Caution. L’auteur attend de ce dialogue, qu’il soit inclusif et souverain, et pose « les fondements d’une nouvelle société tchadienne avec, à la clé, l’organisation d’élections générales crédibles et transparentes ». Sa crainte, comme celle de nombreux observateurs, est que les participants se contentent d’y élaborer une nouvelle loi fondamentale ou de toiletter l’arsenal juridique du pays et son corpus législatif afin de permettre au président de transition, Mahamat Déby, de prolonger son règne.
Parmi les groupes politiques, Wakit Tamma, une large coalition de partis d’opposition et de groupes de la société civile, a prévu de snober les pourparlers. Elle estime avoir été mise à l’écart du pré-dialogue avec les groupes armés à Doha. Elle redoute, en y participant, de servir de caution à la validation d’un processus écrit d’avance et orchestré par le pouvoir. Elle conditionne donc sa participation à un engagement de Mahamat Déby et des autres membres de la transition à ne pas se présenter à la présidentielle.
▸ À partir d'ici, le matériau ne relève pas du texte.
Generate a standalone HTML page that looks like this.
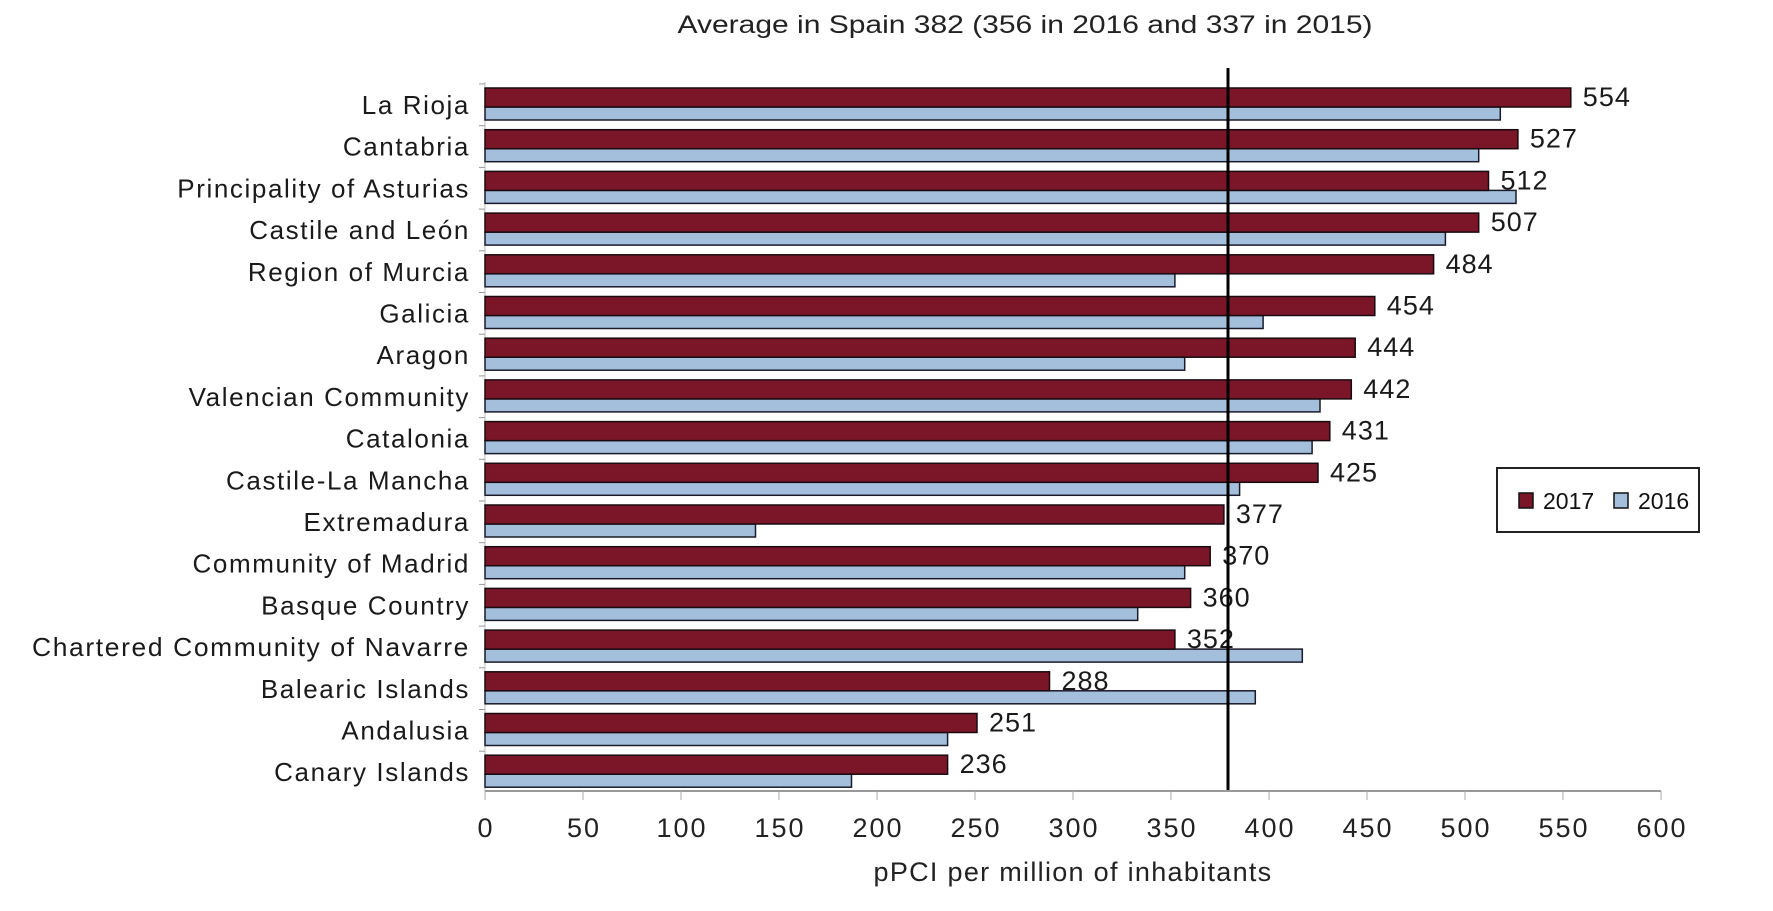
<!DOCTYPE html>
<html><head><meta charset="utf-8"><style>html,body{margin:0;padding:0;background:#fff;}svg{display:block;font-family:"Liberation Sans",Arial,sans-serif;}</style></head>
<body>
<svg width="1773" height="911" viewBox="0 0 1773 911" xmlns="http://www.w3.org/2000/svg">
<rect width="1773" height="911" fill="#fff"/>
<text x="1025" y="33" font-size="25" text-anchor="middle" fill="#222" textLength="695" lengthAdjust="spacingAndGlyphs">Average in Spain 382 (356 in 2016 and 337 in 2015)</text>
<line x1="485" y1="82" x2="485" y2="791" stroke="#bbb" stroke-width="1"/>
<g stroke="#999">
<line x1="479" y1="84" x2="485" y2="84"/><line x1="479" y1="125.7" x2="485" y2="125.7"/><line x1="479" y1="167.4" x2="485" y2="167.4"/><line x1="479" y1="209.1" x2="485" y2="209.1"/><line x1="479" y1="250.8" x2="485" y2="250.8"/><line x1="479" y1="292.5" x2="485" y2="292.5"/><line x1="479" y1="334.2" x2="485" y2="334.2"/><line x1="479" y1="375.9" x2="485" y2="375.9"/><line x1="479" y1="417.6" x2="485" y2="417.6"/><line x1="479" y1="459.3" x2="485" y2="459.3"/><line x1="479" y1="501" x2="485" y2="501"/><line x1="479" y1="542.7" x2="485" y2="542.7"/><line x1="479" y1="584.4" x2="485" y2="584.4"/><line x1="479" y1="626.1" x2="485" y2="626.1"/><line x1="479" y1="667.8" x2="485" y2="667.8"/><line x1="479" y1="709.5" x2="485" y2="709.5"/><line x1="479" y1="751.2" x2="485" y2="751.2"/>
</g>
<g fill="#a3bfdc" stroke="#1a1a2a" stroke-width="1.5">
<rect x="485" y="107" width="1015.3" height="13"/>
<rect x="485" y="148.7" width="993.7" height="13"/>
<rect x="485" y="190.4" width="1031" height="13"/>
<rect x="485" y="232.1" width="960.4" height="13"/>
<rect x="485" y="273.8" width="689.9" height="13"/>
<rect x="485" y="315.5" width="778.1" height="13"/>
<rect x="485" y="357.2" width="699.7" height="13"/>
<rect x="485" y="398.9" width="835" height="13"/>
<rect x="485" y="440.6" width="827.1" height="13"/>
<rect x="485" y="482.3" width="754.6" height="13"/>
<rect x="485" y="524" width="270.5" height="13"/>
<rect x="485" y="565.7" width="699.7" height="13"/>
<rect x="485" y="607.4" width="652.7" height="13"/>
<rect x="485" y="649.1" width="817.3" height="13"/>
<rect x="485" y="690.8" width="770.3" height="13"/>
<rect x="485" y="732.5" width="462.6" height="13"/>
<rect x="485" y="774.2" width="366.5" height="13"/>
</g>
<g fill="#7a1628" stroke="#1a0a10" stroke-width="1.5">
<rect x="485" y="88" width="1085.8" height="19"/>
<rect x="485" y="129.7" width="1032.9" height="19"/>
<rect x="485" y="171.4" width="1003.5" height="19"/>
<rect x="485" y="213.1" width="993.7" height="19"/>
<rect x="485" y="254.8" width="948.6" height="19"/>
<rect x="485" y="296.5" width="889.8" height="19"/>
<rect x="485" y="338.2" width="870.2" height="19"/>
<rect x="485" y="379.9" width="866.3" height="19"/>
<rect x="485" y="421.6" width="844.8" height="19"/>
<rect x="485" y="463.3" width="833" height="19"/>
<rect x="485" y="505" width="738.9" height="19"/>
<rect x="485" y="546.7" width="725.2" height="19"/>
<rect x="485" y="588.4" width="705.6" height="19"/>
<rect x="485" y="630.1" width="689.9" height="19"/>
<rect x="485" y="671.8" width="564.5" height="19"/>
<rect x="485" y="713.5" width="492" height="19"/>
<rect x="485" y="755.2" width="462.6" height="19"/>
</g>
<g font-size="26" text-anchor="end" fill="#1a1a1a" letter-spacing="1.6">
<text x="470" y="114">La Rioja</text>
<text x="470" y="155.7">Cantabria</text>
<text x="470" y="197.4">Principality of Asturias</text>
<text x="470" y="239.1">Castile and León</text>
<text x="470" y="280.8">Region of Murcia</text>
<text x="470" y="322.5">Galicia</text>
<text x="470" y="364.2">Aragon</text>
<text x="470" y="405.9">Valencian Community</text>
<text x="470" y="447.6">Catalonia</text>
<text x="470" y="489.3">Castile-La Mancha</text>
<text x="470" y="531">Extremadura</text>
<text x="470" y="572.7">Community of Madrid</text>
<text x="470" y="614.4">Basque Country</text>
<text x="470" y="656.1" textLength="438" lengthAdjust="spacingAndGlyphs">Chartered Community of Navarre</text>
<text x="470" y="697.8">Balearic Islands</text>
<text x="470" y="739.5">Andalusia</text>
<text x="470" y="781.2">Canary Islands</text>
</g>
<g font-size="27" fill="#1a1a1a" letter-spacing="1">
<text x="1582.8" y="106">554</text>
<text x="1529.9" y="147.7">527</text>
<text x="1500.5" y="189.4">512</text>
<text x="1490.7" y="231.1">507</text>
<text x="1445.6" y="272.8">484</text>
<text x="1386.8" y="314.5">454</text>
<text x="1367.2" y="356.2">444</text>
<text x="1363.3" y="397.9">442</text>
<text x="1341.8" y="439.6">431</text>
<text x="1330" y="481.3">425</text>
<text x="1235.9" y="523">377</text>
<text x="1222.2" y="564.7">370</text>
<text x="1202.6" y="606.4">360</text>
<text x="1186.9" y="648.1">352</text>
<text x="1061.5" y="689.8">288</text>
<text x="989" y="731.5">251</text>
<text x="959.6" y="773.2">236</text>
</g>
<line x1="485" y1="791" x2="1661" y2="791" stroke="#999" stroke-width="2"/>
<g stroke="#aaa">
<line x1="485" y1="791" x2="485" y2="800"/><line x1="583" y1="791" x2="583" y2="800"/><line x1="681" y1="791" x2="681" y2="800"/><line x1="779" y1="791" x2="779" y2="800"/><line x1="877" y1="791" x2="877" y2="800"/><line x1="975" y1="791" x2="975" y2="800"/><line x1="1073" y1="791" x2="1073" y2="800"/><line x1="1171" y1="791" x2="1171" y2="800"/><line x1="1269" y1="791" x2="1269" y2="800"/><line x1="1367" y1="791" x2="1367" y2="800"/><line x1="1465" y1="791" x2="1465" y2="800"/><line x1="1563" y1="791" x2="1563" y2="800"/><line x1="1661" y1="791" x2="1661" y2="800"/>
</g>
<g font-size="27" fill="#222" text-anchor="middle" letter-spacing="2">
<text x="486" y="837">0</text><text x="584" y="837">50</text><text x="682" y="837">100</text><text x="780" y="837">150</text><text x="878" y="837">200</text><text x="976" y="837">250</text><text x="1074" y="837">300</text><text x="1172" y="837">350</text><text x="1270" y="837">400</text><text x="1368" y="837">450</text><text x="1466" y="837">500</text><text x="1564" y="837">550</text><text x="1662" y="837">600</text>
</g>
<line x1="1228" y1="68" x2="1228" y2="790" stroke="#000" stroke-width="3"/>
<text x="1073" y="881" font-size="27" text-anchor="middle" fill="#222" letter-spacing="1.3">pPCI per million of inhabitants</text>
<rect x="1497" y="468" width="202" height="64" fill="#fff" stroke="#222" stroke-width="2"/>
<rect x="1519" y="493" width="14" height="15" fill="#7a1628" stroke="#111" stroke-width="1.5"/>
<text x="1543" y="509" font-size="23" fill="#111">2017</text>
<rect x="1614" y="493" width="14" height="15" fill="#a3bfdc" stroke="#111" stroke-width="1.5"/>
<text x="1638" y="509" font-size="23" fill="#111">2016</text>
</svg>
</body></html>
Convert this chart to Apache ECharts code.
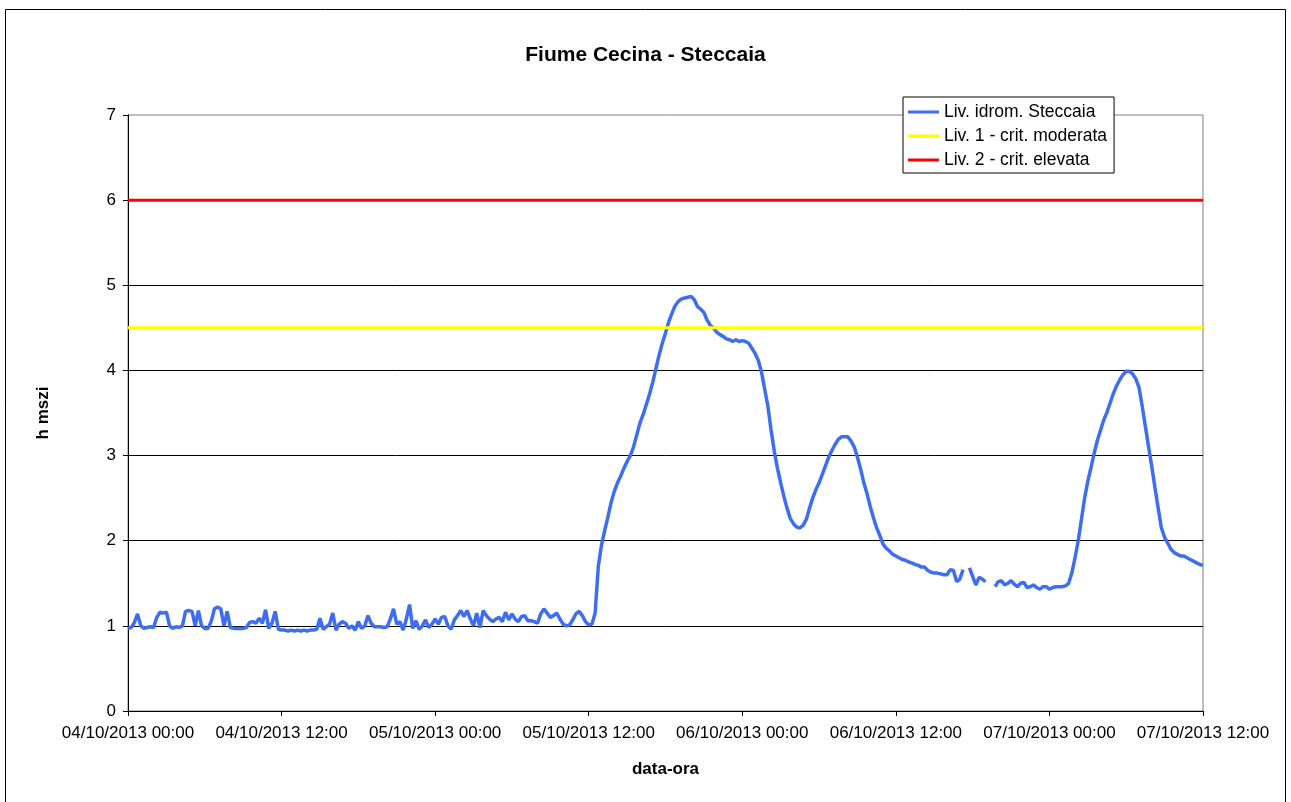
<!DOCTYPE html>
<html lang="it" style="height: 100%">
<head>
    <meta charset="utf-8">
    <style>
        body { margin: 0; background: #fff; }
        #container { width: 1291px; height: 802px; }
    </style>
</head>
<body>
<div id="container"></div>

<script type="text/javascript" src="https://fastly.jsdelivr.net/npm/echarts@6/dist/echarts.min.js"></script>
<script type="text/javascript">
    // letture ogni 15 minuti a partire dal 04/10/2013 00:00
    var startTime = Date.UTC(2013, 9, 4, 0, 0);
    var endTime = Date.UTC(2013, 9, 7, 12, 0);
    var stepMinutes = 15;

    // Liv. idrom. Steccaia (m), null = dato mancante
    var livello = [
        0.97, 0.98, 1.04, 1.14, 1.0, 0.97, 0.98, 0.99, 0.98, 1.1, 1.16, 1.15, 1.16, 1.0, 0.97, 0.99,
        0.98, 1.0, 1.17, 1.18, 1.17, 1.0, 1.18, 1.0, 0.97, 0.97, 1.05, 1.2, 1.22, 1.2, 1.0, 1.17, 0.98,
        0.97, 0.97, 0.97, 0.97, 0.98, 1.04, 1.05, 1.03, 1.09, 1.03, 1.19, 0.97, 1.03, 1.17, 0.96, 0.95,
        0.95, 0.94, 0.95, 0.94, 0.95, 0.94, 0.95, 0.94, 0.95, 0.95, 0.96, 1.09, 0.96, 0.99, 1.02, 1.15,
        0.95, 1.02, 1.05, 1.03, 0.97,
        1.0, 0.95, 1.05, 0.97, 1.0, 1.12, 1.03, 0.99, 0.99, 0.99, 0.98, 0.99, 1.08, 1.2, 1.02, 1.05,
        0.95, 1.08, 1.25, 0.97, 1.06, 0.96, 1.0, 1.07, 0.98, 1.02, 1.08, 1.02, 1.1, 1.11, 1.0, 0.96,
        1.07, 1.12, 1.18, 1.11, 1.18, 1.08, 1.0, 1.15, 0.98, 1.18, 1.12, 1.08, 1.05, 1.08, 1.1, 1.05,
        1.16, 1.07, 1.14, 1.08, 1.05, 1.11, 1.12, 1.06, 1.06, 1.05, 1.03, 1.14, 1.2, 1.15, 1.1, 1.12,
        1.15, 1.08, 1.02, 1.0, 1.01, 1.07, 1.14, 1.17, 1.12, 1.05, 1.01, 1.02, 1.15,
        1.7, 1.95, 2.12, 2.28, 2.45, 2.58, 2.68, 2.76, 2.85, 2.93, 3.0, 3.1, 3.24, 3.38, 3.48, 3.6,
        3.72, 3.86, 4.02, 4.18, 4.32, 4.44, 4.57, 4.67, 4.76, 4.81, 4.84, 4.85, 4.86, 4.87, 4.83, 4.75,
        4.72, 4.68, 4.59, 4.53, 4.5, 4.45, 4.42, 4.4, 4.37, 4.36, 4.34, 4.36, 4.34, 4.35, 4.34, 4.32,
        4.26, 4.2, 4.12, 3.98, 3.78, 3.58, 3.3, 3.05, 2.85, 2.68, 2.52, 2.38, 2.26, 2.2, 2.16, 2.15,
        2.18, 2.25, 2.38, 2.5, 2.6, 2.68, 2.78, 2.88, 2.98, 3.06, 3.13, 3.19, 3.22, 3.22, 3.22, 3.17,
        3.1, 2.98, 2.84, 2.68, 2.55, 2.4, 2.27, 2.15, 2.06, 1.96, 1.91, 1.88, 1.84, 1.82,
        1.8, 1.78, 1.77, 1.75, 1.74, 1.72, 1.71, 1.69, 1.69, 1.65, 1.63, 1.62, 1.62, 1.61, 1.6, 1.6,
        1.66, 1.65, 1.52, 1.55, 1.66, null, 1.68, 1.58, 1.48, 1.57, 1.55, 1.52, null, null, 1.46, 1.52,
        1.53, 1.48, 1.5, 1.53, 1.49, 1.46, 1.5, 1.51, 1.45, 1.46, 1.48, 1.45, 1.43, 1.46, 1.46, 1.43,
        1.45, 1.46, 1.46, 1.46, 1.47, 1.5, 1.62, 1.8, 2.0, 2.25, 2.5, 2.7, 2.86, 3.03, 3.18, 3.3,
        3.42, 3.51, 3.62, 3.73, 3.82, 3.89, 3.95, 3.99, 3.99, 3.96, 3.9, 3.8, 3.58, 3.34, 3.1, 2.87,
        2.62, 2.38, 2.15, 2.04, 1.97, 1.9, 1.86, 1.84, 1.82, 1.82, 1.8, 1.78, 1.76, 1.74, 1.72, 1.71
    ];

    // soglie di criticità
    var soglia1 = 4.5;   // Liv. 1 - crit. moderata
    var soglia2 = 6;     // Liv. 2 - crit. elevata

    var nomi = ['Liv. idrom. Steccaia', 'Liv. 1 - crit. moderata', 'Liv. 2 - crit. elevata'];
    var colori = ['#3d6ef2', '#ffff00', '#ff0000'];

    var serieLivello = livello.map(function (v, i) {
        return [startTime + i * stepMinutes * 60000, v];
    });

    function pad(n) { return (n < 10 ? '0' : '') + n; }
    function formatData(ms) {
        var d = new Date(ms);
        return pad(d.getUTCDate()) + '/' + pad(d.getUTCMonth() + 1) + '/' + d.getUTCFullYear() +
            ' ' + pad(d.getUTCHours()) + ':' + pad(d.getUTCMinutes());
    }

    var font = 'Liberation Sans, Arial, sans-serif';
    var myChart = echarts.init(document.getElementById('container'));

    var option = {
        animation: false,
        backgroundColor: '#fff',
        textStyle: { fontFamily: font },
        title: {
            text: 'Fiume Cecina - Steccaia',
            left: 'center',
            top: 40,
            textStyle: { fontSize: 21, fontWeight: 'bold', color: '#000', fontFamily: font }
        },
        graphic: [{
            type: 'rect',
            shape: { x: 5.5, y: 9.5, width: 1280, height: 800 },
            style: { fill: 'none', stroke: '#000', lineWidth: 1 },
            silent: true
        }],
        legend: {
            orient: 'vertical',
            left: 903,
            top: 97,
            padding: [6, 7, 4, 5],
            itemGap: 6,
            itemWidth: 31,
            itemHeight: 3,
            icon: 'rect',
            backgroundColor: '#fff',
            borderColor: '#000',
            borderWidth: 1,
            borderRadius: 0,
            textStyle: { fontSize: 17.5, color: '#000', fontFamily: font },
            data: nomi
        },
        grid: {
            left: 128,
            right: 88,
            top: 115,
            bottom: 91,
            show: true,
            borderColor: '#808080',
            borderWidth: 1,
            containLabel: false
        },
        xAxis: {
            type: 'value',
            min: startTime,
            max: endTime,
            interval: 12 * 3600 * 1000,
            name: 'data-ora',
            nameLocation: 'middle',
            nameGap: 50,
            nameTextStyle: { fontSize: 17, fontWeight: 'bold', color: '#000' },
            axisLine: { lineStyle: { color: '#000', width: 1 } },
            axisTick: { show: true, length: 5, lineStyle: { color: '#000' } },
            axisLabel: { fontSize: 17, color: '#000', margin: 14, formatter: formatData },
            splitLine: { show: false }
        },
        yAxis: {
            type: 'value',
            min: 0,
            max: 7,
            interval: 1,
            name: 'h mszi',
            nameLocation: 'middle',
            nameGap: 76,
            nameTextStyle: { fontSize: 17, fontWeight: 'bold', color: '#000' },
            axisLine: { show: true, lineStyle: { color: '#000', width: 1 } },
            axisTick: { show: true, length: 5, lineStyle: { color: '#000' } },
            axisLabel: { fontSize: 17, color: '#000', margin: 12 },
            splitLine: { show: true, showMaxLine: false, lineStyle: { color: '#000', width: 1 } }
        },
        series: [
            {
                name: nomi[0],
                type: 'line',
                data: serieLivello,
                showSymbol: false,
                connectNulls: false,
                lineStyle: { color: colori[0], width: 3.5 },
                itemStyle: { color: colori[0] }
            },
            {
                name: nomi[1],
                type: 'line',
                data: [[startTime, soglia1], [endTime, soglia1]],
                showSymbol: false,
                lineStyle: { color: colori[1], width: 3 },
                itemStyle: { color: colori[1] }
            },
            {
                name: nomi[2],
                type: 'line',
                data: [[startTime, soglia2], [endTime, soglia2]],
                showSymbol: false,
                lineStyle: { color: colori[2], width: 3 },
                itemStyle: { color: colori[2] }
            }
        ]
    };

    myChart.setOption(option);
    window.addEventListener('resize', myChart.resize);
</script>
</body>
</html>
A la tête du parti Les Transformateurs, Succès Masra reproche aux autorités de transition d’avoir choisi le menu et les convives via le Comité d’organisation du dialogue national (Codni), sans tenir compte des requêtes de l’opposition. « 70 % des participants appartiennent à l’ancien système, qu’ils soient politiques, militaires ou militants associatifs, confie Succès Masra. Nous proposons de créer deux pôles, l’un composé des gens du pouvoir, l’autre des vrais acteurs de l’opposition et de la société civile (syndicats, représentants religieux, autorités traditionnelles, diaspora…) afin que l’on se mette d’accord sur les thèmes abordés, certains d’entre eux comme les politiques sectorielles pouvant faire l’objet de discussions au futur parlement pour ne pas alourdir l’agenda. »
Le leader, populaire auprès de la jeunesse, menace d’envoyer ses troupes manifester le 20 août devant le Palais du 15 janvier, où se tiendront les débats. « S’ils sont 1 400 dans la salle, nous dirons que nous voulons être aussi 1 400, poursuit-il. Et s’ils s’entêtent comme Pharaon dont le cœur a été endurci, nous serons en droit de créer un nouveau dialogue, un nouveau gouvernement, une nouvelle armée et chacun n’aura qu’à respecter le cadre juridique de l’autre. »
Plusieurs médiateurs tentent donc de convaincre l’opposition de renoncer à la politique de la chaise vide
Danger. Le boycott de l’opposition inquiète les nombreux médiateurs internationaux et régionaux qui travaillent depuis de longs mois à la réconciliation tchadienne. « Le retour dans le giron de l’Etat des mouvements politico-militaires fait de l’ombre à la classe politique traditionnelle qui se bat pour l’avènement de la démocratie, poursuit Eric Topona. Le risque est qu’ils viennent grossir les rangs d’un pouvoir qui mène ce dialogue à la seule fin de faire passer, comme une lettre à la poste, la question de l’éligibilité de Mahamat Déby à la prochaine présidentielle. C’est la raison pour laquelle les opposants souhaitent que l’on règle ce problème avant. »
D’un autre côté, ne pas participer au dialogue, c’est perdre toute voix au chapitre et laisser la tribune à tous ceux qui vont jouer en faveur du pouvoir en place. Plusieurs médiateurs tentent donc de convaincre l’opposition de renoncer à la politique de la chaise vide. Ils leur recommandent de prendre langue avec les présidents des différentes commissions thématiques du dialogue afin de peser sur les débats. « La répartition des quotas de participation au dialogue par le pouvoir a été décevante, confie l’un des médiateurs. Mais il faut aller de l’avant et dorénavant se donner les moyens de garantir une discussion ouverte. En étant bien organisée, la minorité opposante doit pouvoir faire valoir ses idées. »
Pour Eric Topona, le danger de ce dialogue est de seulement mettre du vin nouveau dans de vieilles outres alors que le pays est à la recherche de son modèle de développement et d’un contrat social depuis soixante ans. Selon lui, il devra surtout fixer les grandes lignes d’orientation du Tchad de demain afin de donner aux prochains dirigeants la légitimité pour mener les nombreuses réformes (institutions, armée, justice, bonne gouvernance) dont le pays a besoin.